There is some suggestion that charges of crimen injuria for the racist insults of Penny Sparrow (and others) cannot attract liability in criminal law in SA because crimen injuria requires the relevant insult to be directed at an individual rather than a group.
Crimen injuria is defined as the intentional unlawful impairment of the dignity or privacy of another (Burchell, 2013, 4ed, 632).
The essential requirements of the offence are as follows:
1. Intention;
2. Unlawfulness;
3. Impairment of the dignity of another.
Some definitions include a qualification that the impairment must be serious (Milton, 1996, 492). However, it is clear that this qualification is accounted for under the requirement of unlawfulness – since the law does not concern itself with trivialities (de minimis non curat lex).
The suggestion under discussion here – that the the relevant insult must be directed at an individual rather than a group – would seem to be addressed to the intention requirement. That is, one may expect that this is a suggestion that the accused must intend to infringe the dignity of a particular specified victim. However, there appears no suggestion that the general principles relating to intention, according to which the identity of the actual victim is irrelevant, S v Pistorius 2015 SCA) do not apply to crimen injuria.
Our law recognises that one intends to kill whoever is killed if one throws a bomb into a crowd – even though one does not know who is in the crowd. This is known as dolus indeterminatus – general intention – in our law. In the same way, there seems not basis to suspect that this “bomb” could not take the form of an offensive social media post.
The application of general principles of intention to crimen injuria is supported in the leading text on common law offences in SA, South Africa, JRL Milton, South African Criminal Law and Procedure (vol II, 1996, p 516 n274) – although Milton was endorsing the view that general principles make dolus eventualis a valid form of intention for crimen injuria.
The authority for the proposition that the relevant insult must be directed at an individual rather than a group appears to arise out of Snyman (6th ed, p463). Snyman states:
“An attack, not against Y himself, but against some group to which he is affiliated (eg his language group, his religion, race or nationality) will normally not constitute a violation of his dignitas, unless there are special circumstances from which an attack on his self-respect can be deduced.”
Snyman cites the case of S v Tanteli 1975 2 SA 772 (T) as authority for this proposition.
It is a tragic irony, that this cases appears to be a possible obstacle – albeit a small one – to successful prosecution of statements such as “all black people are monkeys”. The alleged insult in Tanteli was that the language, Afrikaans, was only suitable to be spoken to or with black people [described, in that case, by the accused using the pejorative k* word].
The insult or sting arising out of the Penny Sparrow social media post – in case this has escaped some – that “black people are monkeys” is that it suggests that black people are, in themselves, inferior as of a lesser species.
There are several points to be observed here.
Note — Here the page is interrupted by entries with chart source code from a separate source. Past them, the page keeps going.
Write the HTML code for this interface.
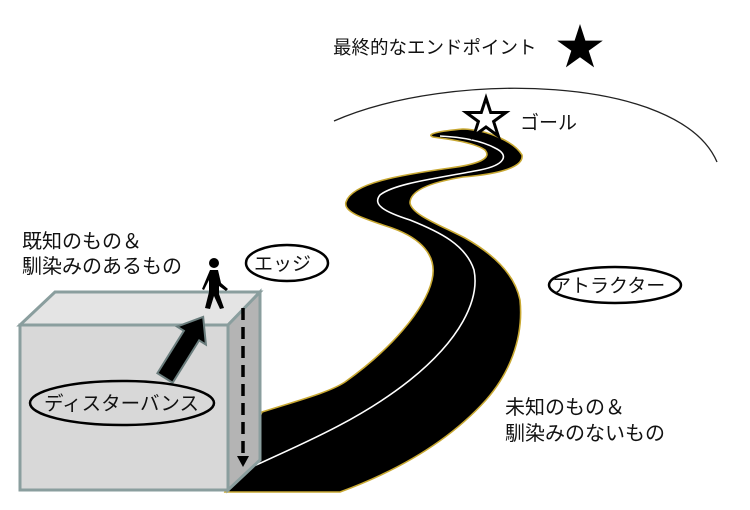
<!DOCTYPE html>
<html><head><meta charset="utf-8"><style>
body{margin:0;background:#fff;width:750px;height:505px;overflow:hidden}
svg text{font-family:"Liberation Sans","Noto Sans CJK JP",sans-serif;font-size:19px;fill:#111}
</style></head><body>
<svg width="750" height="505" viewBox="0 0 750 505" xmlns="http://www.w3.org/2000/svg">
<path d="M334,121 C450,70 680,75 717,162" fill="none" stroke="#222" stroke-width="1.3"/>
<text x="333" y="54" style="font-size:18.5px">最終的なエンドポイント</text>
<polygon points="580,24 585.4,40.6 602.8,40.6 588.7,50.8 594.1,67.4 580,57.2 565.9,67.4 571.3,50.8 557.2,40.6 574.6,40.6" fill="#000"/>
<text x="520" y="129">ゴール</text>
<!-- road -->
<path d="M225,492 L262,412 C300,400 330,392 345,382 C390,350 425,310 432,280 C438,255 420,238 392,228 C362,218 343,212 346,202 C352,183 400,175 450,168 C480,164 492,158 485,150 C475,143 455,140 433,137 C425,134 440,131 463,129 C490,130 515,143 522,155 C524,167 500,174 463,177 C432,182 410,190 410,203 C412,215 440,225 465,238 C495,255 515,275 520,300 C524,340 508,375 486,400 C450,440 400,470 340,492 Z" fill="#000" stroke="#c8a832" stroke-width="1.6"/>
<path d="M245,470 C300,445 360,420 410,380 C460,340 480,300 474,270 C466,245 440,232 410,220 C385,212 372,205 380,195 C395,183 440,178 480,170 C505,165 510,155 495,148 C480,140 460,137 440,136" fill="none" stroke="#fff" stroke-width="1.6"/>
<!-- box -->
<polygon points="20,325 55,292 260,292 228,325" fill="#e4e4e4" stroke="#8a9e9e" stroke-width="3"/>
<polygon points="228,325 260,292 260,460 228,490" fill="#b4b4b4" stroke="#8a9e9e" stroke-width="3"/>
<rect x="20" y="325" width="208" height="165" fill="#d8d8d8" stroke="#8a9e9e" stroke-width="3"/>
<line x1="243" y1="308" x2="243" y2="458" stroke="#000" stroke-width="3.5" stroke-dasharray="12,7"/>
<polygon points="237,456 249,456 243,467" fill="#000"/>
<!-- big arrow -->
<g transform="translate(165,378) rotate(-58)">
<polygon points="0,-9 50,-9 50,-17 72,0 50,17 50,9 0,9" fill="#000" stroke="#6a7d7d" stroke-width="2"/>
</g>
<ellipse cx="122" cy="403" rx="92" ry="22" fill="none" stroke="#000" stroke-width="2.5"/>
<text x="44" y="410" style="font-size:19.5px">ディスターバンス</text>
<!-- person -->
<circle cx="214" cy="263" r="5" fill="#000"/>
<path d="M210,270 L218,270 L221,283 L228,289 L226,291 L219,286 L219,294 L224,308 L220,309 L214,296 L210,309 L205,308 L209,292 L209,280 L204,290 L202,289 Z" fill="#000"/>
<ellipse cx="287" cy="263" rx="41" ry="18" fill="#fff" stroke="#000" stroke-width="2.5"/>
<text x="254" y="270">エッジ</text>
<ellipse cx="615" cy="285" rx="66" ry="18" fill="#fff" stroke="#000" stroke-width="2.5"/>
<text x="552" y="292">アトラクター</text>
<text x="22" y="248" style="font-size:20px">既知のもの＆</text>
<text x="22" y="273" style="font-size:20px">馴染みのあるもの</text>
<text x="505" y="414" style="font-size:20px">未知のもの＆</text>
<text x="505" y="440" style="font-size:20px">馴染みのないもの</text>
<polygon points="486,98 490.7,112.5 505.9,112.5 493.6,121.5 498.3,136 486,127 473.7,136 478.4,121.5 466.1,112.5 481.3,112.5" fill="#fff" stroke="#000" stroke-width="3"/>
</svg>
</body></html>
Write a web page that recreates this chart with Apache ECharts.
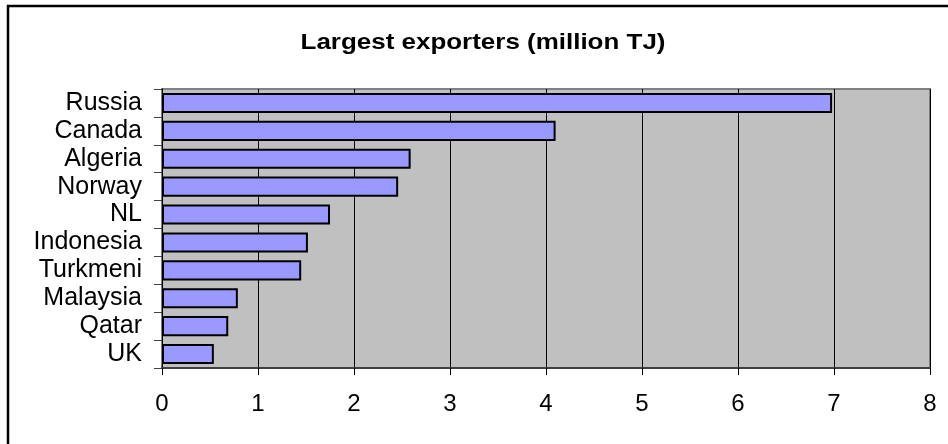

The first is that this case is a Transvaal Provincial Division case – now the Gauteng Provincial Division (situated in Pretoria). If it contains any precedent (and I will below argue it does not), that is, anything binding on cases that follow, it would in any event be restricted to Gauteng. Even in Gauteng, since the Tanteli case was a single Judge judgement, it does not bind courts sitting with more than one Judge (“higher” courts). It may, on the rules of precedent, be persuasive in “higher” courts in Gauteng or in other jurisdictions (provinces), but it is certainly not binding in “higher” courts or other jurisdictions.
Also, while the judgement is mentioned and relied upon in Snyman’s text on criminal law in South Africa, it is not mentioned in the other leading general text on criminal law – written by Burchell. Perhaps more importantly, it is mentioned in what is arguably the leading text on common law offences in SA (Milton, South African Criminal Law and Procedure (vol II, 1996) only as a case to be distinguished from the general principle. This may itself be read as an indictment on the case.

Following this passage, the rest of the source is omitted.